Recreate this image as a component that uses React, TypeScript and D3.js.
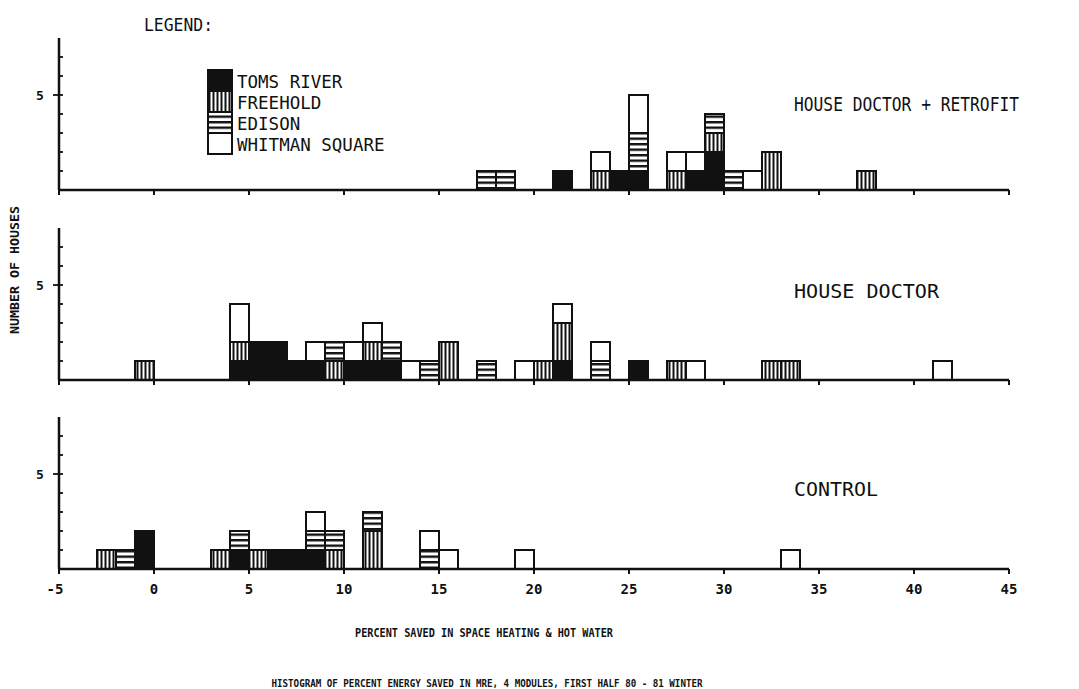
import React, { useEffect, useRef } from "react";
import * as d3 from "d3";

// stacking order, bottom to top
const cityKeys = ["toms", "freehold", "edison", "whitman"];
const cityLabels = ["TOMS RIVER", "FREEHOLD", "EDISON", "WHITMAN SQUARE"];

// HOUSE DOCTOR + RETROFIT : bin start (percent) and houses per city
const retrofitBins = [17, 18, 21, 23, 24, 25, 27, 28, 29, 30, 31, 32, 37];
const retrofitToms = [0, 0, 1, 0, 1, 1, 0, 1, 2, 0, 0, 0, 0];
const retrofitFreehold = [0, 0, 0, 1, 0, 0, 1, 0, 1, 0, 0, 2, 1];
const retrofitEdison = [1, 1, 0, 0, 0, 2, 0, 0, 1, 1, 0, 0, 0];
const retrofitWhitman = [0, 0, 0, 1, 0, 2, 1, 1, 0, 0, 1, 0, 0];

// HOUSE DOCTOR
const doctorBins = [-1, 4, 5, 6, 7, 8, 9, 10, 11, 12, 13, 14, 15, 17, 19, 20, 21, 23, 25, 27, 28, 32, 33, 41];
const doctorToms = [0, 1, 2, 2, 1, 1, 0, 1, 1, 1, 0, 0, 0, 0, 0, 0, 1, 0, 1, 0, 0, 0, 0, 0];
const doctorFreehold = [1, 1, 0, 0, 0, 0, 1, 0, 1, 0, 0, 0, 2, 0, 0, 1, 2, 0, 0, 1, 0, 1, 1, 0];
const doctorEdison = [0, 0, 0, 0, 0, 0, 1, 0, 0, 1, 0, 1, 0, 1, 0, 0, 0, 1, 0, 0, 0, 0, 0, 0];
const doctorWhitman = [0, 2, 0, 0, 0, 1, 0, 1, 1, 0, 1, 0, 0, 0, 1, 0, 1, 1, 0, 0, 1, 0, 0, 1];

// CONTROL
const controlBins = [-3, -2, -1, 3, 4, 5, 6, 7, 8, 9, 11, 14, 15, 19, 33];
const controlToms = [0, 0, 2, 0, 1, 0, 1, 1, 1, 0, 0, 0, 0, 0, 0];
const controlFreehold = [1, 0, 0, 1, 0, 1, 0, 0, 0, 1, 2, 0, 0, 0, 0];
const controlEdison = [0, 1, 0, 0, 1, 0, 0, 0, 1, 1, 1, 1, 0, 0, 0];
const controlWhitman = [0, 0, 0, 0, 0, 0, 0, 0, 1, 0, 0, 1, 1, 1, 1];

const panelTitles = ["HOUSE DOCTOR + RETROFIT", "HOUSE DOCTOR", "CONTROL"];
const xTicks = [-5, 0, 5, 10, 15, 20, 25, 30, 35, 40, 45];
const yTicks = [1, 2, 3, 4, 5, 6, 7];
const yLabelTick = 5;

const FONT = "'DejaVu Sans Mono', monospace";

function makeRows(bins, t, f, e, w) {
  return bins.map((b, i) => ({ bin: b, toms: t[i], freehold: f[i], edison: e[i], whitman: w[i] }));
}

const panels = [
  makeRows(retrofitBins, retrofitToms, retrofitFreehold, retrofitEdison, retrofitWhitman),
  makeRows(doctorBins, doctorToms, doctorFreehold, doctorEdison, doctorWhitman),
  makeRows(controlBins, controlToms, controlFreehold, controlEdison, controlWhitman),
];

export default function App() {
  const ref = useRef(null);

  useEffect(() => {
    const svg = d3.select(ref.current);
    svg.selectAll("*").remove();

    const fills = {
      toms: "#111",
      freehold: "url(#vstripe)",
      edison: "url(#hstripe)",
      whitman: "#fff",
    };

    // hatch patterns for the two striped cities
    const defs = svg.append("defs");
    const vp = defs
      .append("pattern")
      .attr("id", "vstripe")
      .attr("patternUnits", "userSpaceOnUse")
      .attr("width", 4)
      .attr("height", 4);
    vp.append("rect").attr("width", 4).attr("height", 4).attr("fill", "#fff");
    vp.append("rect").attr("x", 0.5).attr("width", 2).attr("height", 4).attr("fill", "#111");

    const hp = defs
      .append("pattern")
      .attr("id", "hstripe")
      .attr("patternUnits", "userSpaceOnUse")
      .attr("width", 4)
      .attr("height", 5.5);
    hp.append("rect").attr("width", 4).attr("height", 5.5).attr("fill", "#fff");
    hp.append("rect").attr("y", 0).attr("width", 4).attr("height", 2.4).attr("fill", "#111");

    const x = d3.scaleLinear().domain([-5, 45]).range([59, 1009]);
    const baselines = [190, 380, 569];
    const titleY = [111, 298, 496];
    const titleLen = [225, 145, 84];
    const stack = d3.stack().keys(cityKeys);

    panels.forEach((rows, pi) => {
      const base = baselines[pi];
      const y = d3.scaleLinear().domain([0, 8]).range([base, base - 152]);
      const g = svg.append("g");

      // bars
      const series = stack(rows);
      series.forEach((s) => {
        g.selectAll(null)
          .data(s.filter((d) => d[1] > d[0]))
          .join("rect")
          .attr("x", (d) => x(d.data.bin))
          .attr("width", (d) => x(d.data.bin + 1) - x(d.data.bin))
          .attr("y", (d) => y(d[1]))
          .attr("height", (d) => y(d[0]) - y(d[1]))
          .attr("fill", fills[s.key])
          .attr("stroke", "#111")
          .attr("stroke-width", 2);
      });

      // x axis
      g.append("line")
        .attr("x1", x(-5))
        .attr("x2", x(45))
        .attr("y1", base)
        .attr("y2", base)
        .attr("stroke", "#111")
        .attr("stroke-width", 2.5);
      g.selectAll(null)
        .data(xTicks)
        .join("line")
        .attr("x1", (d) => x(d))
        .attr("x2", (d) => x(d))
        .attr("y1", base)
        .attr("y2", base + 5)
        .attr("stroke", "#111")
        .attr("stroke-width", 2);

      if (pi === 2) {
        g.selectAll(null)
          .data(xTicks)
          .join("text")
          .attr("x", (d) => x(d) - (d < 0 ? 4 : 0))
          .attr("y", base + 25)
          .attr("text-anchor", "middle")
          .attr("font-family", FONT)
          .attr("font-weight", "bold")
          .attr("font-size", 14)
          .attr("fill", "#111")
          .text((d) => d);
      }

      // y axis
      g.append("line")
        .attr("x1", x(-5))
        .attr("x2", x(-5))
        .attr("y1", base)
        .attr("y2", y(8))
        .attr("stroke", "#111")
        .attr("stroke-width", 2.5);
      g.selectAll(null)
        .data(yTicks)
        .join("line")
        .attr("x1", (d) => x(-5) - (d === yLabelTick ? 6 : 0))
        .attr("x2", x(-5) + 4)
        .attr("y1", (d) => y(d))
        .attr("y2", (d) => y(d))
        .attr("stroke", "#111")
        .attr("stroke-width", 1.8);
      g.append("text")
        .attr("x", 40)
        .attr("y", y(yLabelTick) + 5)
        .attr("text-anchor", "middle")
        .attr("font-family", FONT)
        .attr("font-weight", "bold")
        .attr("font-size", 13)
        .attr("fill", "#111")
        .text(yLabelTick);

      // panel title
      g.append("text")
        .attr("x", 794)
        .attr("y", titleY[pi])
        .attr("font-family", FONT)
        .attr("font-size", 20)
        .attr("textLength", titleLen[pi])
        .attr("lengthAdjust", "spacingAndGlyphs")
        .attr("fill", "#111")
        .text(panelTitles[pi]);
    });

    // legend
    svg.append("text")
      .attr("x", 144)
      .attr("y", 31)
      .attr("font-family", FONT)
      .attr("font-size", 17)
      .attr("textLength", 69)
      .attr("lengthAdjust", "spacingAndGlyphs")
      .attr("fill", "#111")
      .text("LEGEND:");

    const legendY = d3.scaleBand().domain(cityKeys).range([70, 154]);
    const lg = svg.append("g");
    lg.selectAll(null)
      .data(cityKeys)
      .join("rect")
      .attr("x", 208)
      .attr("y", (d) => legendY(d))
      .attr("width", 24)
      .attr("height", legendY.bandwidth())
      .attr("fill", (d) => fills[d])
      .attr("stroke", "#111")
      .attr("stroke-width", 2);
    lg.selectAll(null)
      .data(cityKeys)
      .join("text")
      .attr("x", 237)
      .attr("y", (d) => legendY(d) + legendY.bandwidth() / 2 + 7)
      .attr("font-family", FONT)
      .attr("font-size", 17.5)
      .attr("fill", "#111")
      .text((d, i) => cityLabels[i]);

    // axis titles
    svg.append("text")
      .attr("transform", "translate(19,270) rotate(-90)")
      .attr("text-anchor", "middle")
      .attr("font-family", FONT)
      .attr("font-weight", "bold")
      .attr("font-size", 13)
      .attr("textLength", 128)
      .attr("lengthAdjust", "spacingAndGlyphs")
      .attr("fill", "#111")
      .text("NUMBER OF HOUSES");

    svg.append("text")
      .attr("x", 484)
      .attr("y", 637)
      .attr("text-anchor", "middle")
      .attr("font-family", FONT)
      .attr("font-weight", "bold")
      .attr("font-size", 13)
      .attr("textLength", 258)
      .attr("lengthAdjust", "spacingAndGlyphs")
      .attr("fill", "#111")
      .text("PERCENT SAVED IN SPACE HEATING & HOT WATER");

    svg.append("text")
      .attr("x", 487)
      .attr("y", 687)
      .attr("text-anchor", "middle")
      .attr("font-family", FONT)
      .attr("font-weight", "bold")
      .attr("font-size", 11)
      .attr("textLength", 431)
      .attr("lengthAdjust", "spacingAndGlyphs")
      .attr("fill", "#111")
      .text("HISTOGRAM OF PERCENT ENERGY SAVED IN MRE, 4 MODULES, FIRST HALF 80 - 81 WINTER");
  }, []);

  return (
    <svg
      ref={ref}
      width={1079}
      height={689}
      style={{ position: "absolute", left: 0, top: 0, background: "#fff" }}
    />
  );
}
--
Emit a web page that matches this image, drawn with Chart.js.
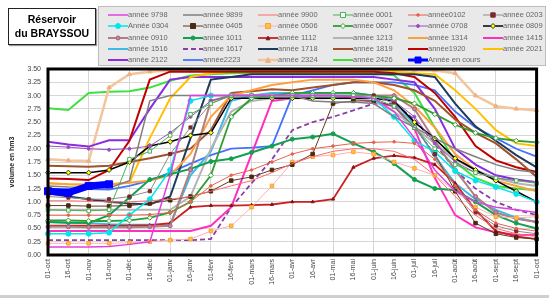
==
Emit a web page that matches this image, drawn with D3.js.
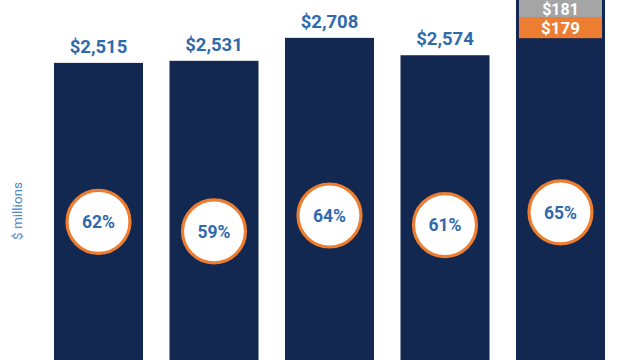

GIVEN EXERCISE: Give again the lines from "Recreate this image" to "0, 1, 1, 1, 1];" exactly, both of those lines included, and do not include any pictures.

THE COMPLETED TASK:
Recreate this image as a component that uses React, TypeScript and D3.js.
import React, { useEffect, useRef } from "react";
import * as d3 from "d3";

// stacking order, bottom to top
const cityKeys = ["toms", "freehold", "edison", "whitman"];
const cityLabels = ["TOMS RIVER", "FREEHOLD", "EDISON", "WHITMAN SQUARE"];

// HOUSE DOCTOR + RETROFIT : bin start (percent) and houses per city
const retrofitBins = [17, 18, 21, 23, 24, 25, 27, 28, 29, 30, 31, 32, 37];
const retrofitToms = [0, 0, 1, 0, 1, 1, 0, 1, 2, 0, 0, 0, 0];
const retrofitFreehold = [0, 0, 0, 1, 0, 0, 1, 0, 1, 0, 0, 2, 1];
const retrofitEdison = [1, 1, 0, 0, 0, 2, 0, 0, 1, 1, 0, 0, 0];
const retrofitWhitman = [0, 0, 0, 1, 0, 2, 1, 1, 0, 0, 1, 0, 0];

// HOUSE DOCTOR
const doctorBins = [-1, 4, 5, 6, 7, 8, 9, 10, 11, 12, 13, 14, 15, 17, 19, 20, 21, 23, 25, 27, 28, 32, 33, 41];
const doctorToms = [0, 1, 2, 2, 1, 1, 0, 1, 1, 1, 0, 0, 0, 0, 0, 0, 1, 0, 1, 0, 0, 0, 0, 0];
const doctorFreehold = [1, 1, 0, 0, 0, 0, 1, 0, 1, 0, 0, 0, 2, 0, 0, 1, 2, 0, 0, 1, 0, 1, 1, 0];
const doctorEdison = [0, 0, 0, 0, 0, 0, 1, 0, 0, 1, 0, 1, 0, 1, 0, 0, 0, 1, 0, 0, 0, 0, 0, 0];
const doctorWhitman = [0, 2, 0, 0, 0, 1, 0, 1, 1, 0, 1, 0, 0, 0, 1, 0, 1, 1, 0, 0, 1, 0, 0, 1];

// CONTROL
const controlBins = [-3, -2, -1, 3, 4, 5, 6, 7, 8, 9, 11, 14, 15, 19, 33];
const controlToms = [0, 0, 2, 0, 1, 0, 1, 1, 1, 0, 0, 0, 0, 0, 0];
const controlFreehold = [1, 0, 0, 1, 0, 1, 0, 0, 0, 1, 2, 0, 0, 0, 0];
const controlEdison = [0, 1, 0, 0, 1, 0, 0, 0, 1, 1, 1, 1, 0, 0, 0];
const controlWhitman = [0, 0, 0, 0, 0, 0, 0, 0, 1, 0, 0, 1, 1, 1, 1];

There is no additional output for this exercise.